**** Record excerpts

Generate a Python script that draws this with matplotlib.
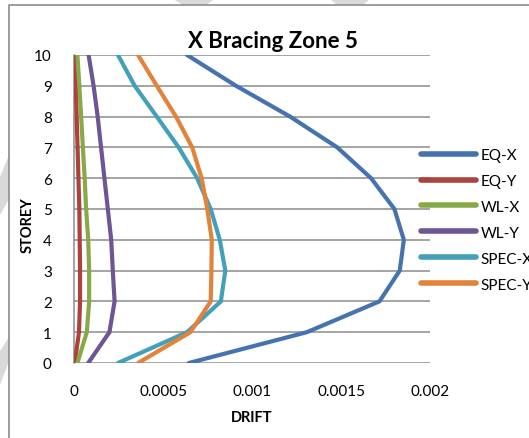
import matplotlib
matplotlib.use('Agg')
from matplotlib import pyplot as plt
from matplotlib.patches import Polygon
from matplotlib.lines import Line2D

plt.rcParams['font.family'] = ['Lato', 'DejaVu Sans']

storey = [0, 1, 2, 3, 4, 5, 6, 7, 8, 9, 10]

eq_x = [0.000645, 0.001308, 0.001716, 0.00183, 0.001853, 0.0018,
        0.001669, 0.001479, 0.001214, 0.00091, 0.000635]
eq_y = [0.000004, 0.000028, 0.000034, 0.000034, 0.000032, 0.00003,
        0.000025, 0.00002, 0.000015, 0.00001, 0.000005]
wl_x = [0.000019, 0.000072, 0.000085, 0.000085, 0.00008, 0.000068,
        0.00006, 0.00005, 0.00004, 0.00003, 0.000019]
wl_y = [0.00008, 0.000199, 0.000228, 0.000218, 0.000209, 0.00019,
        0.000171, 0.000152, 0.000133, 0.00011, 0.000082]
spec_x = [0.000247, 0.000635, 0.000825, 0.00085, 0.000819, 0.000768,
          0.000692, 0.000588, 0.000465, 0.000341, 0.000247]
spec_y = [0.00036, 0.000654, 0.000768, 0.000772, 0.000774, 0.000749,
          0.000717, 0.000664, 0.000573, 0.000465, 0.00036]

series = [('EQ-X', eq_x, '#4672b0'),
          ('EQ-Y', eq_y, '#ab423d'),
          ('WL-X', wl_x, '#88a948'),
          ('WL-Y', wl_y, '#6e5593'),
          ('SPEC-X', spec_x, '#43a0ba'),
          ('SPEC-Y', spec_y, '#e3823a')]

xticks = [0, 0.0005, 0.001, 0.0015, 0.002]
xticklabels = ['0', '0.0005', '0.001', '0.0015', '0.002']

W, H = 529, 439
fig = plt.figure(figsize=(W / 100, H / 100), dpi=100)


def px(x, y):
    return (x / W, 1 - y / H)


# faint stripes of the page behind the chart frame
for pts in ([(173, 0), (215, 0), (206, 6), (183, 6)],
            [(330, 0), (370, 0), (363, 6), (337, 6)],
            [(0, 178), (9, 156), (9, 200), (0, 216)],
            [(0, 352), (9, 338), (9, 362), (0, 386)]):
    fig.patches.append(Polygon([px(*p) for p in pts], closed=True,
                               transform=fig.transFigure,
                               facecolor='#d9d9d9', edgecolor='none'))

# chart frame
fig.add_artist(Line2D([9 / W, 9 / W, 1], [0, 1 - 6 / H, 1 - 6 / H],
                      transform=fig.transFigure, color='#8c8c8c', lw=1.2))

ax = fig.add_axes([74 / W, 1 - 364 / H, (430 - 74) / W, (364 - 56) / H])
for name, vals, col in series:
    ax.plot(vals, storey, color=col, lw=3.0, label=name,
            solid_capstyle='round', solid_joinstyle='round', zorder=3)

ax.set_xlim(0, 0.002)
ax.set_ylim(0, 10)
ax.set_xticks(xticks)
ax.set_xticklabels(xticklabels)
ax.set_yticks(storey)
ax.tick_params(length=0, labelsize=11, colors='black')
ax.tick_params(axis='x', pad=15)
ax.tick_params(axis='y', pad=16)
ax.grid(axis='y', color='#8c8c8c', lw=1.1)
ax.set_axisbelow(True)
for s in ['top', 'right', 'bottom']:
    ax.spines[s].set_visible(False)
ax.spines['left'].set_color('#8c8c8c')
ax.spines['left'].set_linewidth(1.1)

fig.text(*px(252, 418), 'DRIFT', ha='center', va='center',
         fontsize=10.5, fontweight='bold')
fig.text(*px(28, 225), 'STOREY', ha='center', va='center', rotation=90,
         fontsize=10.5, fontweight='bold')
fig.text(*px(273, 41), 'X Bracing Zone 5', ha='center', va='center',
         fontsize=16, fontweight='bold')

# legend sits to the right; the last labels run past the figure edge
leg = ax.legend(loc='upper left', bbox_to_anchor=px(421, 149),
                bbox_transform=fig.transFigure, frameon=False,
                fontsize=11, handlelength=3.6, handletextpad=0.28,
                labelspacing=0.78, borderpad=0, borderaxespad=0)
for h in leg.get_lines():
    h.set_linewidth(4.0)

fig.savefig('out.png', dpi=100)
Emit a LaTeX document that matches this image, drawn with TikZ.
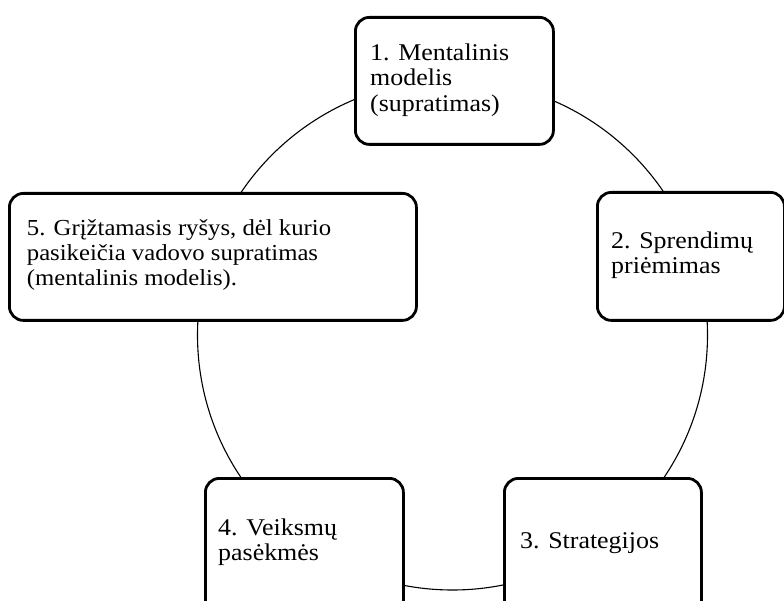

********

- **Brief**
Identify and extract each line of the listing that contains "matplotlib".

- **Answer below**
Generate a Python script that draws this with matplotlib.
import matplotlib
matplotlib.use('Agg')
from matplotlib import pyplot as plt
from matplotlib.patches import Polygon
from matplotlib.lines import Line2D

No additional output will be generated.